Any double album is a project that comes with plenty of obstacles, namely trying to ensure the quality on the first song and the quality on the 20th song (or more) are relatively similar. For Australian singer-songwriter Kasey Chambers, she's decided to work that 2-disc muscle on the 20-track, two-disc "Dragonfly." It's an ambitious idea, and clearly she has something to say. But it's also one with thankfully only a few pitfalls between songs that are easy keepers. Another asset is there's not much fat, particularly on the second disc toe-tapper "Annabelle" fuelled by a gorgeous gear-changing arrangement and some terrific lap steel accents.
Whether it's on the bluesy crawler like "Ain't No Little Girl," which grows as she belts it out with barroom bravado or the ensuing "Summer Pillow," Chambers generally keeps the arrangements simple. This is in part due to having brother Nash Chambers alongside for most of the material, resulting in a gentle, reflective nugget like "Jonestown" worth repeated listens, particularly thanks to the great harmonies the siblings offer up.
It's quite apparent this is Chambers' album to shine and showcase a voice that is now healthy again after some repair to fix some nodules in 2016. From different refrains found on the first disc, particularly "Romeo & Juliet" and "You Ain't Worth Suffering For," which wouldn't be out of place on Sheryl Crow's "The Globe Sessions." Throughout it all, producer (and noted musician) Paul Kelly does a great job in the producer's chair for the first disc, making Chambers' vivid yarns come to life time and time again. He also lends his pipes to the give-and-take of "Hey."

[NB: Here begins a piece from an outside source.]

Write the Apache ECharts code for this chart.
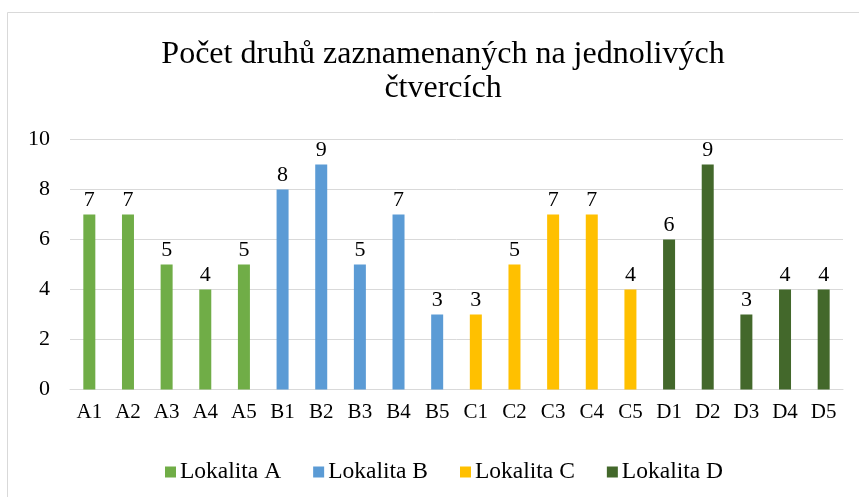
<!DOCTYPE html>
<html>
<head>
<meta charset="utf-8">
<script src="https://cdn.jsdelivr.net/npm/echarts@6/dist/echarts.min.js"></script>
<style>
  html, body { margin: 0; padding: 0; background: #fff; }
  #chart { width: 859px; height: 497px; }
</style>
</head>
<body>
<div id="chart"></div>
<script>
// data
var categories = ['A1', 'A2', 'A3', 'A4', 'A5', 'B1', 'B2', 'B3', 'B4', 'B5',
  'C1', 'C2', 'C3', 'C4', 'C5', 'D1', 'D2', 'D3', 'D4', 'D5'];
var seriesNames = ['Lokalita A', 'Lokalita B', 'Lokalita C', 'Lokalita D'];
var valuesA = [7, 7, 5, 4, 5];
var valuesB = [8, 9, 5, 7, 3];
var valuesC = [3, 5, 7, 7, 4];
var valuesD = [6, 9, 3, 4, 4];
var yTicks = [0, 2, 4, 6, 8, 10];

var colors = ['#70AD47', '#5B9BD5', '#FFC000', '#43682B'];
var groups = [valuesA, valuesB, valuesC, valuesD];
var font = "'Liberation Serif', 'DejaVu Serif', serif";

// each locality only fills its own five categories
function spread(idx) {
  var out = [];
  for (var i = 0; i < categories.length; i++) {
    var g = Math.floor(i / 5);
    out.push(g === idx ? groups[idx][i % 5] : null);
  }
  return out;
}

var series = seriesNames.map(function (name, idx) {
  return {
    name: name,
    type: 'bar',
    stack: 'one',
    barWidth: 12,
    data: spread(idx),
    itemStyle: { color: colors[idx] },
    label: {
      show: true,
      position: 'top',
      distance: 3,
      color: '#000',
      fontFamily: font,
      fontSize: 22
    }
  };
});

var myChart = echarts.init(document.getElementById('chart'));
var option = {
  backgroundColor: '#fff',
  animation: false,
  graphic: [{
    type: 'rect',
    shape: { x: 7.5, y: 12.5, width: 900, height: 600 },
    style: { fill: 'none', stroke: '#d9d9d9', lineWidth: 1 },
    silent: true
  }],
  title: {
    text: 'Počet druhů zaznamenaných na jednolivých\nčtvercích',
    left: 438,
    textAlign: 'center',
    top: 33,
    textStyle: {
      fontFamily: font,
      fontSize: 32,
      fontWeight: 'normal',
      color: '#000',
      lineHeight: 34
    }
  },
  grid: {
    left: 70,
    right: 16,
    top: 139.5,
    bottom: 107.5,
    containLabel: false
  },
  legend: {
    data: seriesNames,
    left: 160,
    top: 455,
    itemWidth: 11,
    itemHeight: 11,
    itemGap: 32,
    icon: 'rect',
    textStyle: { fontFamily: font, fontSize: 23.5, color: '#000', padding: [0, 0, 0, -1] }
  },
  xAxis: {
    type: 'category',
    data: categories,
    axisLine: { lineStyle: { color: '#d9d9d9', width: 1 } },
    axisTick: { show: false },
    axisLabel: {
      color: '#000',
      fontFamily: font,
      fontSize: 21,
      margin: 12,
      interval: 0
    }
  },
  yAxis: {
    type: 'value',
    min: yTicks[0],
    max: yTicks[yTicks.length - 1],
    interval: yTicks[1] - yTicks[0],
    axisLine: { show: false },
    axisTick: { show: false },
    axisLabel: {
      color: '#000',
      fontFamily: font,
      fontSize: 22,
      margin: 20
    },
    splitLine: { lineStyle: { color: '#d9d9d9', width: 1 } }
  },
  series: series
};
myChart.setOption(option);
</script>
</body>
</html>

The second disc doesn't stray too far from the style found on disc one, namely a warm, barren, but beautiful series of songs highlighted by the string-tinged title track. It's a track quite different from the opener "Shackle & Chain" which is one of the artist's sparser songs here. Meanwhile, Chambers shows that softer, gentler side of her style with the roots-based pop of "Satellite," which sees her collaborating with Ed Sheeran. Yes, that Ed Sheeran! But that little gem is one-upped when she teams up with country star Keith Urban for "If We Had A Child," an extremely tender piece of work the glides along effortlessly.
Other highlights include the Appalachian opener "Pompeii," which fortunately doesn't get stuck in any sonic mud as her performance would fall in line with Gillian Welch. The punchy little Sunday morning sing-along "Golden Rails" might have the listener attempting to find a nearby jug to blow into. However the rambling "Talkin' Baby Blues" is a rapid-fire Dylan-esque journey, which seems to miss the mark except for the lyric referencing her link to The Sopranos and the late James Gandolfini.
The distance from Chambers' birthplace of Mount Gambler, Australia to the Appalachian mountains is about 10,000 miles. But with "Dragonfly," she seems to have found herself knee deep in that fine musical tradition.